霊長類の大きな喉頭
調査された霊長類には、体重わずか110グラムのピグミー・マーモセットから体重120キログラムのニシゴリラまでさまざまな種類が分析されています。
霊長類と肉食動物(クマやトラなど)は、似たような社会構造を形成していて、似たような生息地で生活し、体の大きさも似たような範囲を持っているため、比較群として多くの研究で利用されています。
調査の結果、霊長類の喉頭は同程度のサイズの肉食動物と比べて平均で38%も大きいことがわかりました。
さらに他の種では喉頭のサイズと体の大きさの比率がだいたい固定されていたのに対して、霊長類は体と喉頭のサイズの関連性が低く、サイズにさまざまなバリエーションを持っていました。
研究では、喉頭の大きさが声のピッチの変化と関連することも示されていて、声のコミュニケーションにおいて喉頭のサイズが重要な役割を果たしていることがわかります。
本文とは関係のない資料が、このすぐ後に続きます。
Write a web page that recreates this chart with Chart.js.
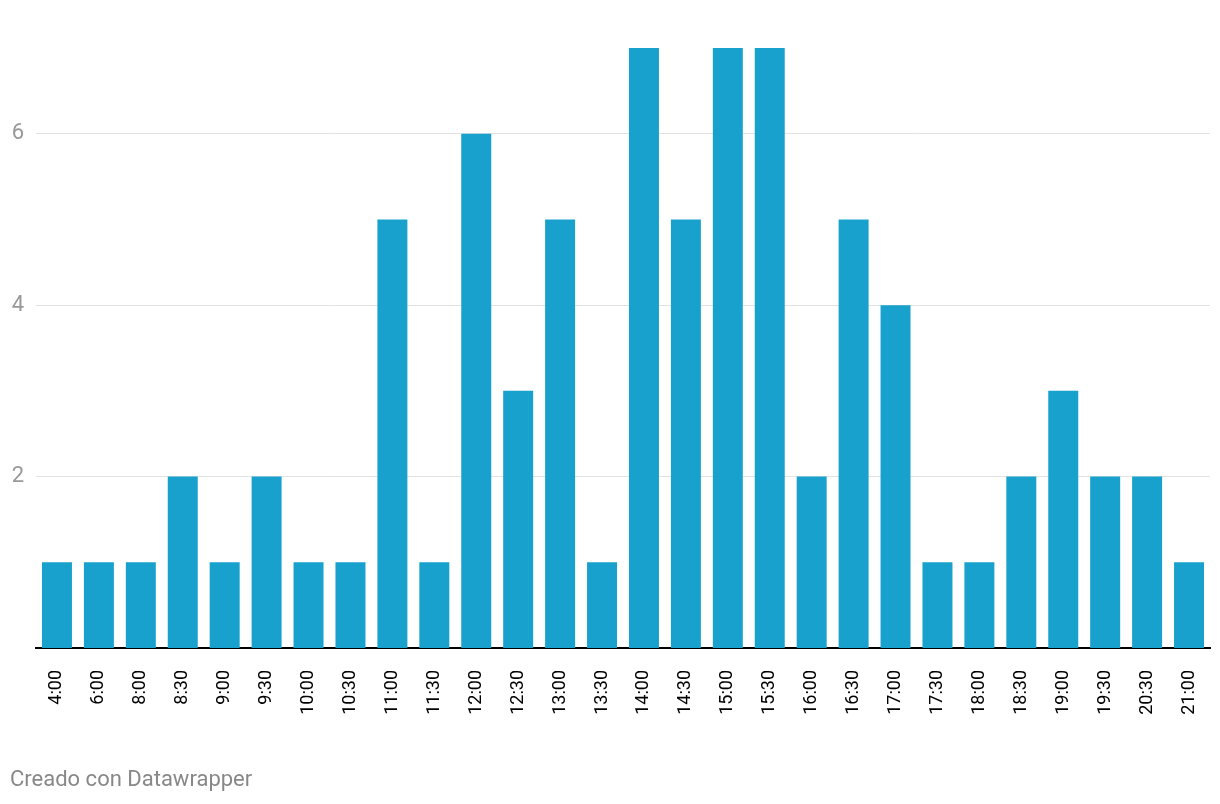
<!DOCTYPE html>
<html>
<head>
<meta charset="utf-8">
<script src="https://cdn.jsdelivr.net/npm/chart.js@4/dist/chart.umd.min.js"></script>
<style>
    html, body { margin: 0; padding: 0; background: #fff; }
    #wrap { position: relative; width: 1220px; height: 804px; }
    #footer {
        position: absolute; left: 10px; top: 768px; line-height: 22px;
        font-family: Roboto, sans-serif; font-size: 22px; color: #888;
    }
</style>
</head>
<body>
<div id="wrap">
    <canvas id="timesChart" width="1220" height="804"></canvas>
    <div id="footer">Creado con Datawrapper</div>
</div>
<script>
// horas y cantidades
const hours = ['4:00', '6:00', '8:00', '8:30', '9:00', '9:30', '10:00', '10:30', '11:00', '11:30',
    '12:00', '12:30', '13:00', '13:30', '14:00', '14:30', '15:00', '15:30', '16:00', '16:30',
    '17:00', '17:30', '18:00', '18:30', '19:00', '19:30', '20:30', '21:00'];
const counts = [1, 1, 1, 2, 1, 2, 1, 1, 5, 1, 6, 3, 5, 1, 7, 5, 7, 7, 2, 5, 4, 1, 1, 2, 3, 2, 2, 1];
const yTicks = [2, 4, 6];

function renderTimesChart() {
    const ctx = document.getElementById('timesChart').getContext('2d');
    return new Chart(ctx, {
        type: 'bar',
        data: {
            labels: hours,
            datasets: [{
                data: counts,
                backgroundColor: '#18a1cd',
                barPercentage: 0.715,
                categoryPercentage: 1.0,
            }]
        },
        options: {
            responsive: false,
            animation: false,
            layout: { padding: { top: 48, right: 10, left: 0, bottom: 0 } },
            plugins: {
                legend: { display: false },
                tooltip: { enabled: false }
            },
            scales: {
                x: {
                    grid: { display: false },
                    border: { display: true, color: '#000', width: 2 },
                    ticks: {
                        minRotation: 90, maxRotation: 90, padding: 14,
                        color: '#000',
                        font: { family: 'Roboto', size: 18 }
                    },
                    afterFit: scale => {
                        scale.height = 156;
                        scale.paddingLeft = 0;
                        scale.paddingRight = 0;
                    }
                },
                y: {
                    min: 0, max: 7,
                    border: { display: false },
                    grid: { color: '#e2e2e2', lineWidth: 1, drawTicks: false },
                    ticks: {
                        padding: 12, color: '#999',
                        font: { family: 'Roboto', size: 22 }
                    },
                    afterBuildTicks: scale => { scale.ticks = yTicks.map(v => ({ value: v })); },
                    afterFit: scale => { scale.width = 36; }
                }
            }
        }
    });
}

renderTimesChart();
</script>
</body>
</html>
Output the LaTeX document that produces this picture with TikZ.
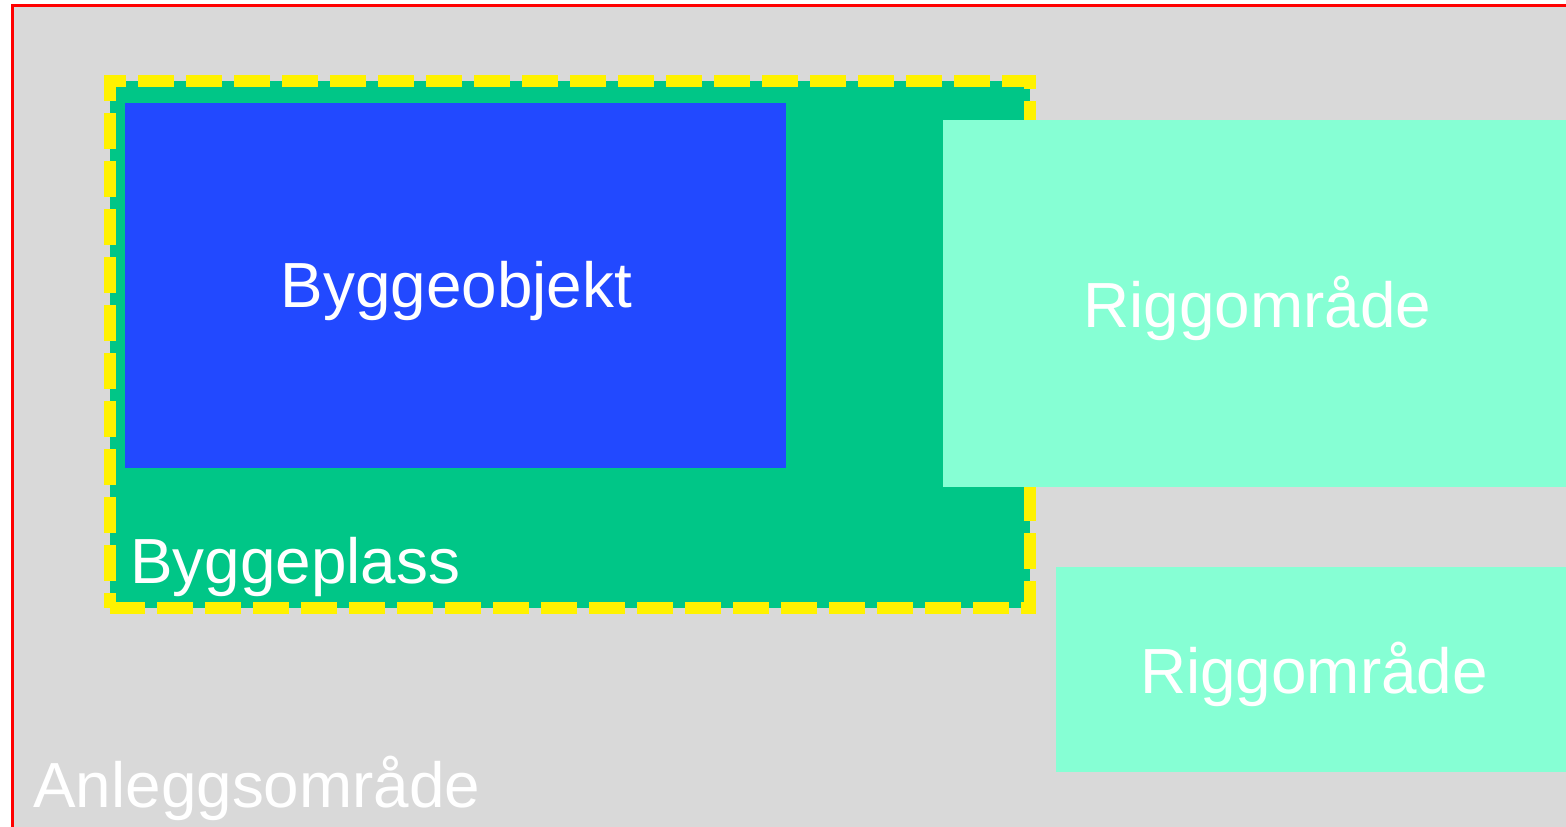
\documentclass[tikz,border=0pt]{standalone}
\usepackage{fontspec}
\setmainfont{Liberation Sans}
\usepackage{xcolor}
\usepackage{tikz}

\definecolor{areagray}{HTML}{D9D9D9}
\definecolor{sitegreen}{HTML}{00C687}
\definecolor{objblue}{HTML}{2249FF}
\definecolor{rigmint}{HTML}{86FFD4}

\tikzset{
  lbl/.style={inner sep=0pt, text=white, font=\fontsize{31.9}{38}\selectfont},
}

\begin{document}
\begin{tikzpicture}[x=0.5pt, y=-0.5pt]

                \useasboundingbox (0,0) rectangle (1566,826);
                \clip (0,0) rectangle (1566,826);

                % anleggsomraade
                \coordinate (a1) at (12.5,5.5);
                \coordinate (a2) at (1600,860);
                \draw[red, line width=1.5pt, fill=areagray] (a1) rectangle (a2);

                % byggeplass
                \coordinate (p1) at (110,608);
                \coordinate (p2) at (1030,81);
                \fill[sitegreen] (p1) rectangle (p2);
                \draw[yellow, line width=6pt, dash pattern=on 18pt off 6pt, dash phase=10.5pt] (p1) rectangle (p2);

                % byggeobjekt
                \coordinate (b1) at (125,103);
                \coordinate (b2) at (786,468);
                \fill[objblue] (b1) rectangle (b2);

                % riggomraader
                \coordinate (r1) at (943,120);
                \coordinate (r2) at (1600,487);
                \coordinate (r3) at (1056,567);
                \coordinate (r4) at (1600,772);
                \fill[rigmint] (r1) rectangle (r2);
                \fill[rigmint] (r3) rectangle (r4);

                \node[lbl, anchor=base] (objekt) at (456.5,307) {Byggeobjekt};
                \node[lbl, anchor=base] (rigg1) at (1257.5,327) {Riggområde};
                \node[lbl, anchor=base] (rigg2) at (1314,693) {Riggområde};
                \node[lbl, anchor=base west] (plass) at (130,583) {Byggeplass};
                \node[lbl, anchor=base west] (anlegg) at (33,807) {Anleggsområde};

\end{tikzpicture}
\end{document}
実際、霊長類の多くの種が、他の種よりも豊かで変化に富んだ声帯をもっており、研究チームは霊長類の「進化の柔軟性」が喉頭をこのように進化させたのだろうと考えています。
今後の研究課題は、何がこのような喉頭の急速な進化を可能にさせたのか明らかにさせることだと研究チームは話しています。
そこには摂食行動や酸素調節、また生息地ごとに必要となるコミュニケーションの違いなどが関係していたと考えられます。
喉頭というピンポイントな進化の違いを明らかにした今回の研究は、哺乳類グループ間での変化を調べる将来的な研究にも、役立つ道筋を提供しています。
この研究は、スタンフォード大学の神経科学者Daniel L. Bowling氏を筆頭とした研究チームより発表され、生物学を扱う科学雑誌『PLOS Biology』に8月11日付けで掲載されています。